Businesses that depend on cross-border traffic say the surge of migrants there could affect what you pay for the products in your life.

Shifting Federal resources to manage migrants could affect the local economy.

At the Mariposa Port of Entry just north of the Mexico border, you can watch a bit of your economy driving back and forth across the border. As a consequence of the migrant surge there are fewer inspectors to help cargo and people move legally across the border. That can have an effect on the products you buy.

There has been such a surge of migrants crossing the border and asking for asylum that the Department of Homeland Security has diverted a share of CBP port inspectors to help Border Patrol manage the migrants.

That reduced the number of inspectors available for their usual work: the critical job of inspecting cargo and cars crossing at legal ports of entry.

Businesses that depend on fast flowing cargo say thats led to long, costly backups for cargo trucks trying to bring products to the U.S. or to Mexico.

The delays are a serious drag on maquilas: factories in Mexico that receive parts from the U.S., assemble them into finished products and ship them back to Arizona.

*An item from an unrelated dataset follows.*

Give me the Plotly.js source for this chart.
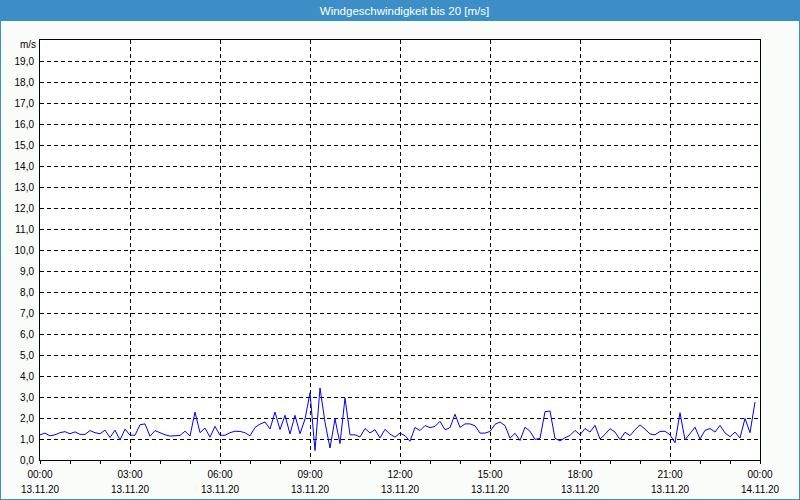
<!DOCTYPE html>
<html>
<head>
<meta charset="utf-8">
<script src="https://cdn.plot.ly/plotly-3.0.1.min.js"></script>
<style>
html,body{margin:0;padding:0;background:#fafcfa;}
#chart{width:800px;height:500px;}
</style>
</head>
<body>
<div id="chart"></div>
<script>
// Wind speed, 10-minute samples starting 13.11.20 00:00 (m/s)
const startDay = '2020-11-13';
const stepMinutes = 10;
const windSpeed = [
  1.20, 1.28, 1.15, 1.20, 1.30, 1.35, 1.25, 1.34, 1.22, 1.22, 1.40, 1.30,
  1.25, 1.42, 1.07, 1.42, 0.95, 1.47, 1.18, 1.18, 1.68, 1.72, 1.13, 1.40,
  1.30, 1.20, 1.14, 1.15, 1.17, 1.37, 1.14, 2.28, 1.30, 1.52, 1.09, 1.60,
  1.18, 1.18, 1.30, 1.37, 1.36, 1.30, 1.15, 1.55, 1.71, 1.81, 1.48, 2.28,
  1.45, 2.13, 1.24, 2.13, 1.25, 1.95, 3.20, 0.45, 3.43, 1.80, 0.57, 1.96,
  0.78, 2.95, 1.20, 1.20, 1.10, 1.50, 1.29, 1.44, 1.05, 1.46, 1.23, 1.09,
  1.28, 1.16, 0.89, 1.55, 1.40, 1.64, 1.54, 1.60, 1.84, 1.44, 1.54, 2.18,
  1.55, 1.72, 1.72, 1.63, 1.28, 1.28, 1.36, 1.70, 1.81, 1.64, 1.04, 1.27,
  0.93, 1.56, 1.37, 0.98, 1.03, 2.30, 2.33, 1.03, 0.91, 1.06, 1.17, 1.41,
  1.20, 1.50, 1.33, 1.65, 1.00, 1.22, 1.49, 1.33, 0.97, 1.32, 1.16, 1.44,
  1.67, 1.47, 1.24, 1.20, 1.36, 1.37, 1.20, 0.82, 2.25, 0.96, 1.24, 1.56,
  1.00, 1.41, 1.50, 1.33, 1.65, 1.29, 1.11, 1.33, 1.05, 1.98, 1.30, 2.76
];

const xTickVals = [
  '2020-11-13 00:00', '2020-11-13 03:00', '2020-11-13 06:00', '2020-11-13 09:00',
  '2020-11-13 12:00', '2020-11-13 15:00', '2020-11-13 18:00', '2020-11-13 21:00',
  '2020-11-14 00:00'
];
const xTimeLabels = ['00:00','03:00','06:00','09:00','12:00','15:00','18:00','21:00','00:00'];
const xDateLabels = ['13.11.20','13.11.20','13.11.20','13.11.20','13.11.20','13.11.20','13.11.20','13.11.20','14.11.20'];

const yTickVals = [0,1,2,3,4,5,6,7,8,9,10,11,12,13,14,15,16,17,18,19];
const yTickText = ['0,0','1,0','2,0','3,0','4,0','5,0','6,0','7,0','8,0','9,0',
  '10,0','11,0','12,0','13,0','14,0','15,0','16,0','17,0','18,0','19,0'];
const yUnit = 'm/s';
const chartTitle = 'Windgeschwindigkeit bis 20 [m/s]';

function pad2(n){ return (n < 10 ? '0' : '') + n; }
const times = windSpeed.map(function(_, i){
  const m = i * stepMinutes;
  return startDay + ' ' + pad2(Math.floor(m / 60)) + ':' + pad2(m % 60);
});

const FONT = 'Liberation Sans, Arial, sans-serif';
const BLUE = '#3c8fc6';
const L = 40, R = 40, T = 40, B = 40, W = 800, H = 500;
const pw = W - L - R, ph = H - T - B;

const xTickText = xTimeLabels.map(function(t, i){
  return '<span style="font-size:10px">' + t + '</span><br><span style="font-size:10px">' + xDateLabels[i] + '</span>';
});

const trace = {
  x: times,
  y: windSpeed,
  type: 'scatter',
  mode: 'lines',
  line: {color: '#0000ff', width: 1},
  hoverinfo: 'x+y'
};

const layout = {
  width: W, height: H,
  margin: {l: L, r: R, t: T, b: B, pad: 0},
  paper_bgcolor: '#fafcfa',
  plot_bgcolor: '#ffffff',
  showlegend: false,
  font: {family: FONT, size: 10, color: '#000'},
  title: {
    text: chartTitle,
    font: {family: FONT, size: 11.5, color: '#ffffff'},
    xref: 'container', x: 0.5056, xanchor: 'center',
    yref: 'container', y: 1 - 10.5 / H, yanchor: 'middle'
  },
  xaxis: {
    type: 'date',
    range: ['2020-11-13 00:00', '2020-11-14 00:00'],
    tickmode: 'array',
    tickvals: xTickVals,
    ticktext: xTickText,
    ticks: 'outside', ticklen: 3, tickcolor: '#000', tickwidth: 1,
    tickfont: {family: FONT, size: 11.5, color: '#000'},
    showgrid: true, gridcolor: '#000', gridwidth: 1, griddash: '4px,3px',
    showline: true, mirror: true, linecolor: '#000', linewidth: 1,
    zeroline: false, fixedrange: true,
    minor: {
      tickmode: 'linear', tick0: '2020-11-13 00:00', dtick: 3600000,
      ticks: 'outside', ticklen: 3, tickcolor: '#000', tickwidth: 1,
      showgrid: false
    }
  },
  yaxis: {
    range: [0, 20],
    tickmode: 'array',
    tickvals: yTickVals,
    ticktext: yTickText,
    ticks: '', ticklabelstandoff: 3,
    tickfont: {family: FONT, size: 10, color: '#000'},
    showgrid: true, gridcolor: '#000', gridwidth: 1, griddash: '4px,3px',
    showline: true, mirror: true, linecolor: '#000', linewidth: 1,
    zeroline: false, fixedrange: true
  },
  annotations: [{
    text: yUnit, showarrow: false,
    xref: 'paper', x: 0, xshift: -2, xanchor: 'right',
    yref: 'paper', y: 1, yshift: -4, yanchor: 'middle',
    font: {family: FONT, size: 10, color: '#000'}
  }],
  shapes: [
    {
      type: 'rect', xref: 'paper', yref: 'paper', layer: 'below',
      x0: -L / pw, x1: 1 + R / pw, y0: 1 + (T - 21) / ph, y1: 1 + T / ph,
      fillcolor: BLUE, line: {width: 0}
    },
    {
      type: 'rect', xref: 'paper', yref: 'paper', layer: 'above',
      x0: -L / pw, x1: 1 + R / pw, y0: -B / ph, y1: 1 + T / ph,
      fillcolor: 'rgba(0,0,0,0)', line: {color: BLUE, width: 2}
    }
  ]
};

Plotly.newPlot('chart', [trace], layout, {displayModeBar: false, staticPlot: true});
</script>
</body>
</html>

Josh Rubin of Javid LLC manages 38 of those factories. He expects delays to raise transportation costs and the purchase price for products that range from medical devices to hardware that would go in your house. He also says long lines make Mexican tourists less likely to come here to spend their money in Arizona stores.

The U of A did a study in 2028 or 2019 that estimated that nine million dollars a day is what the Mexican nationals spend in Arizona. Those are the types of impacts we start to suffer with longer lines. People just prefer to stay and keep their money in Mexico.

At Chamberlain Distributing, Jaime Chamberlains business brings in the fruits and vegetables that wind up on your table. He says delays could drive up the cost of that food. Chamberlain says supply could drop and prices could rise if farmers decide to plant less because its harder to get their produce to market.

So we’re going in and ramping up with our season. But we’re doing this with the uncertainty if we’re going to have the adequate services at the ports of entry of which we deserve as consumers and as users of our port of entry every single day. That’s one of the responsibilities of our federal government.

Chamberlain worries about broader port issues as the chair of the Greater Nogales Port Authority. He says fewer inspectors could raise drug dangers too as smugglers see a better chance to slip in their loads undetected.